◆ Problem description
Make an exact copy of the lines, leaving the pictures out.

## Start

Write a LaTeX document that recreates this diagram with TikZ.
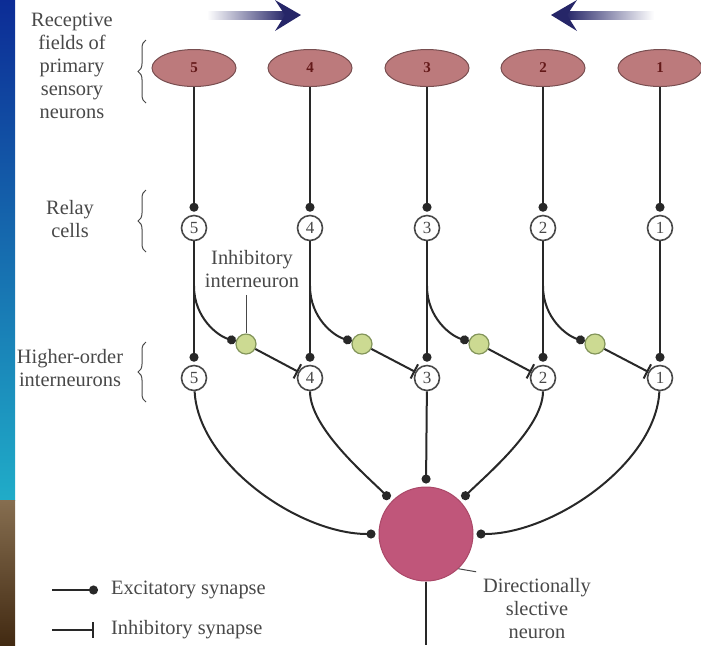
\documentclass[tikz,border=0pt]{standalone}
\usepackage{fontspec}
\setmainfont{Liberation Serif}
\usepackage{tikz}
\usetikzlibrary{arrows.meta,shapes.geometric,decorations.pathreplacing}
\definecolor{fieldred}{RGB}{188,122,124}
\definecolor{fieldedge}{RGB}{120,78,80}
\definecolor{fieldnum}{RGB}{100,25,25}
\definecolor{intgreen}{RGB}{204,218,146}
\definecolor{intedge}{RGB}{130,148,90}
\definecolor{dsnpink}{RGB}{192,86,122}
\definecolor{dsnedge}{RGB}{170,72,104}
\definecolor{navyarrow}{RGB}{38,38,104}
\definecolor{txtgray}{RGB}{72,72,72}
\definecolor{wiregray}{RGB}{40,40,40}
\definecolor{stripblue}{RGB}{12,44,150}
\definecolor{stripmid}{RGB}{24,96,176}
\definecolor{stripteal}{RGB}{32,172,200}
\definecolor{stripbrown}{RGB}{134,110,80}
\definecolor{stripdark}{RGB}{66,42,18}

\begin{document}
\begin{tikzpicture}[x=0.5pt,y=-0.5pt,
  txt/.style={text=txtgray,align=center,font=\fontsize{10.2}{11.5}\selectfont},
  field/.style={ellipse,fill=fieldred,draw=fieldedge,line width=0.5pt,minimum width=42pt,minimum height=18.5pt,inner sep=0pt,text=fieldnum,font=\fontsize{7.5}{7.5}\selectfont\bfseries},
  cell/.style={circle,draw=txtgray,fill=white,line width=0.8pt,minimum size=12.5pt,inner sep=0pt,text=txtgray,font=\fontsize{8.5}{8.5}\selectfont},
  inter/.style={circle,fill=intgreen,draw=intedge,line width=0.6pt,minimum size=10pt,inner sep=0pt},
  dsn/.style={circle,fill=dsnpink,draw=dsnedge,line width=0.5pt,minimum size=47pt,inner sep=0pt},
  wire/.style={draw=wiregray,line width=1pt},
  exc/.style={wire,-{Circle[length=4.5pt]},shorten >=1.5pt},
  inh/.style={wire,-{Bar[width=8pt,line width=1pt]}},
  lead/.style={draw=txtgray,line width=0.5pt},
  brace/.style={draw=txtgray,line width=0.5pt,decorate,decoration={brace,amplitude=4pt}}]
\useasboundingbox (0,0) rectangle (701,645);
\shade[top color=stripblue,middle color=stripmid,bottom color=stripteal] (0,0) rectangle (15,500);
\shade[top color=stripbrown,bottom color=stripdark] (0,500) rectangle (15,645);

\shade[left color=white,right color=navyarrow] (207,11) rectangle (286,19);
\fill[navyarrow] (301,15) -- (275,0) -- (285,15) -- (275,31) -- cycle;
\shade[left color=navyarrow,right color=white] (566,11) rectangle (654,19);
\fill[navyarrow] (551,15) -- (577,0) -- (567,15) -- (577,31) -- cycle;

\node[txt] (lfield) at (72,66) {Receptive\\fields of\\primary\\sensory\\neurons};
\node[txt] (lrelay) at (70,219) {Relay\\cells};
\node[txt] (lhigh) at (70,368) {Higher-order\\interneurons};
\draw[brace] (146,103) -- (146,40);
\draw[brace] (146,252) -- (146,190);
\draw[brace] (146,402) -- (146,342);

\node[field] (e5) at (194,68) {5};
\node[field] (e4) at (310,68) {4};
\node[field] (e3) at (427,68) {3};
\node[field] (e2) at (543,68) {2};
\node[field] (e1) at (660,68) {1};

\node[cell] (r5) at (194,228) {5};
\node[cell] (r4) at (310,228) {4};
\node[cell] (r3) at (427,228) {3};
\node[cell] (r2) at (543,228) {2};
\node[cell] (r1) at (660,228) {1};

\node[cell] (h5) at (194,378) {5};
\node[cell] (h4) at (310,378) {4};
\node[cell] (h3) at (427,378) {3};
\node[cell] (h2) at (543,378) {2};
\node[cell] (h1) at (660,378) {1};

\node[inter] (i5) at (246,344) {};
\node[inter] (i4) at (362,344) {};
\node[inter] (i3) at (479,344) {};
\node[inter] (i2) at (595,344) {};

\node[dsn] (out) at (426,534) {};

\coordinate (b5) at (194,286);
\coordinate (b4) at (310,286);
\coordinate (b3) at (427,286);
\coordinate (b2) at (543,286);
\coordinate (axon) at (426,645);

\draw[exc] (e5) -- (r5);
\draw[exc] (e4) -- (r4);
\draw[exc] (e3) -- (r3);
\draw[exc] (e2) -- (r2);
\draw[exc] (e1) -- (r1);

\draw[exc] (r5) -- (h5);
\draw[exc] (r4) -- (h4);
\draw[exc] (r3) -- (h3);
\draw[exc] (r2) -- (h2);
\draw[exc] (r1) -- (h1);

\draw[exc,shorten >=0pt] (b5) .. controls +(0,32) and +(-28,-8) .. (i5);
\draw[exc,shorten >=0pt] (b4) .. controls +(0,32) and +(-28,-8) .. (i4);
\draw[exc,shorten >=0pt] (b3) .. controls +(0,32) and +(-28,-8) .. (i3);
\draw[exc,shorten >=0pt] (b2) .. controls +(0,32) and +(-28,-8) .. (i2);

\draw[inh] (i5) -- (h4);
\draw[inh] (i4) -- (h3);
\draw[inh] (i3) -- (h2);
\draw[inh] (i2) -- (h1);

\draw[exc] (h5) .. controls +(4,85) and +(-80,0) .. (out.180);
\draw[exc] (h4) .. controls +(0,50) and +(-25,-25) .. (out.136);
\draw[exc] (h3) -- (out.90);
\draw[exc] (h2) .. controls +(0,50) and +(25,-25) .. (out.44);
\draw[exc] (h1) .. controls +(-4,85) and +(80,0) .. (out.0);
\draw[wire] (out) -- (axon);

\node[txt] (linter) at (252,269) {Inhibitory\\interneuron};
\draw[lead] (linter.south -| i5) -- (i5);
\node[txt] (lout) at (537,609) {Directionally\\slective\\neuron};
\draw[lead] (out.-47) -- (lout.north west);

\coordinate (ex0) at (52,590);
\coordinate (in0) at (52,630);
\node[txt,anchor=west] (lexc) at (104,590) {Excitatory synapse};
\node[txt,anchor=west] (linh) at (104,630) {Inhibitory synapse};
\draw[exc,shorten >=3pt] (ex0) -- (lexc.west);
\draw[inh,shorten >=5pt] (in0) -- (linh.west);
\end{tikzpicture}
\end{document}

## End

◆ The result
Write a LaTeX document that recreates this diagram with TikZ.
\documentclass[tikz,border=0pt]{standalone}
\usepackage{fontspec}
\setmainfont{Liberation Serif}
\usepackage{tikz}
\usetikzlibrary{arrows.meta,shapes.geometric,decorations.pathreplacing}
\definecolor{fieldred}{RGB}{188,122,124}
\definecolor{fieldedge}{RGB}{120,78,80}
\definecolor{fieldnum}{RGB}{100,25,25}
\definecolor{intgreen}{RGB}{204,218,146}
\definecolor{intedge}{RGB}{130,148,90}
\definecolor{dsnpink}{RGB}{192,86,122}
\definecolor{dsnedge}{RGB}{170,72,104}
\definecolor{navyarrow}{RGB}{38,38,104}
\definecolor{txtgray}{RGB}{72,72,72}
\definecolor{wiregray}{RGB}{40,40,40}
\definecolor{stripblue}{RGB}{12,44,150}
\definecolor{stripmid}{RGB}{24,96,176}
\definecolor{stripteal}{RGB}{32,172,200}
\definecolor{stripbrown}{RGB}{134,110,80}
\definecolor{stripdark}{RGB}{66,42,18}

\begin{document}
\begin{tikzpicture}[x=0.5pt,y=-0.5pt,
  txt/.style={text=txtgray,align=center,font=\fontsize{10.2}{11.5}\selectfont},
  field/.style={ellipse,fill=fieldred,draw=fieldedge,line width=0.5pt,minimum width=42pt,minimum height=18.5pt,inner sep=0pt,text=fieldnum,font=\fontsize{7.5}{7.5}\selectfont\bfseries},
  cell/.style={circle,draw=txtgray,fill=white,line width=0.8pt,minimum size=12.5pt,inner sep=0pt,text=txtgray,font=\fontsize{8.5}{8.5}\selectfont},
  inter/.style={circle,fill=intgreen,draw=intedge,line width=0.6pt,minimum size=10pt,inner sep=0pt},
  dsn/.style={circle,fill=dsnpink,draw=dsnedge,line width=0.5pt,minimum size=47pt,inner sep=0pt},
  wire/.style={draw=wiregray,line width=1pt},
  exc/.style={wire,-{Circle[length=4.5pt]},shorten >=1.5pt},
  inh/.style={wire,-{Bar[width=8pt,line width=1pt]}},
  lead/.style={draw=txtgray,line width=0.5pt},
  brace/.style={draw=txtgray,line width=0.5pt,decorate,decoration={brace,amplitude=4pt}}]
\useasboundingbox (0,0) rectangle (701,645);
\shade[top color=stripblue,middle color=stripmid,bottom color=stripteal] (0,0) rectangle (15,500);
\shade[top color=stripbrown,bottom color=stripdark] (0,500) rectangle (15,645);

\shade[left color=white,right color=navyarrow] (207,11) rectangle (286,19);
\fill[navyarrow] (301,15) -- (275,0) -- (285,15) -- (275,31) -- cycle;
\shade[left color=navyarrow,right color=white] (566,11) rectangle (654,19);
\fill[navyarrow] (551,15) -- (577,0) -- (567,15) -- (577,31) -- cycle;

\node[txt] (lfield) at (72,66) {Receptive\\fields of\\primary\\sensory\\neurons};
\node[txt] (lrelay) at (70,219) {Relay\\cells};
\node[txt] (lhigh) at (70,368) {Higher-order\\interneurons};
\draw[brace] (146,103) -- (146,40);
\draw[brace] (146,252) -- (146,190);
\draw[brace] (146,402) -- (146,342);

\node[field] (e5) at (194,68) {5};
\node[field] (e4) at (310,68) {4};
\node[field] (e3) at (427,68) {3};
\node[field] (e2) at (543,68) {2};
\node[field] (e1) at (660,68) {1};

\node[cell] (r5) at (194,228) {5};
\node[cell] (r4) at (310,228) {4};
\node[cell] (r3) at (427,228) {3};
\node[cell] (r2) at (543,228) {2};
\node[cell] (r1) at (660,228) {1};

\node[cell] (h5) at (194,378) {5};
\node[cell] (h4) at (310,378) {4};
\node[cell] (h3) at (427,378) {3};
\node[cell] (h2) at (543,378) {2};
\node[cell] (h1) at (660,378) {1};

\node[inter] (i5) at (246,344) {};
\node[inter] (i4) at (362,344) {};
\node[inter] (i3) at (479,344) {};
\node[inter] (i2) at (595,344) {};

\node[dsn] (out) at (426,534) {};

\coordinate (b5) at (194,286);
\coordinate (b4) at (310,286);
\coordinate (b3) at (427,286);
\coordinate (b2) at (543,286);
\coordinate (axon) at (426,645);

\draw[exc] (e5) -- (r5);
\draw[exc] (e4) -- (r4);
\draw[exc] (e3) -- (r3);
\draw[exc] (e2) -- (r2);
\draw[exc] (e1) -- (r1);

\draw[exc] (r5) -- (h5);
\draw[exc] (r4) -- (h4);
\draw[exc] (r3) -- (h3);
\draw[exc] (r2) -- (h2);
\draw[exc] (r1) -- (h1);

\draw[exc,shorten >=0pt] (b5) .. controls +(0,32) and +(-28,-8) .. (i5);
\draw[exc,shorten >=0pt] (b4) .. controls +(0,32) and +(-28,-8) .. (i4);
\draw[exc,shorten >=0pt] (b3) .. controls +(0,32) and +(-28,-8) .. (i3);
\draw[exc,shorten >=0pt] (b2) .. controls +(0,32) and +(-28,-8) .. (i2);

\draw[inh] (i5) -- (h4);
\draw[inh] (i4) -- (h3);
\draw[inh] (i3) -- (h2);
\draw[inh] (i2) -- (h1);

\draw[exc] (h5) .. controls +(4,85) and +(-80,0) .. (out.180);
\draw[exc] (h4) .. controls +(0,50) and +(-25,-25) .. (out.136);
\draw[exc] (h3) -- (out.90);
\draw[exc] (h2) .. controls +(0,50) and +(25,-25) .. (out.44);
\draw[exc] (h1) .. controls +(-4,85) and +(80,0) .. (out.0);
\draw[wire] (out) -- (axon);

\node[txt] (linter) at (252,269) {Inhibitory\\interneuron};
\draw[lead] (linter.south -| i5) -- (i5);
\node[txt] (lout) at (537,609) {Directionally\\slective\\neuron};
\draw[lead] (out.-47) -- (lout.north west);

\coordinate (ex0) at (52,590);
\coordinate (in0) at (52,630);
\node[txt,anchor=west] (lexc) at (104,590) {Excitatory synapse};
\node[txt,anchor=west] (linh) at (104,630) {Inhibitory synapse};
\draw[exc,shorten >=3pt] (ex0) -- (lexc.west);
\draw[inh,shorten >=5pt] (in0) -- (linh.west);
\end{tikzpicture}
\end{document}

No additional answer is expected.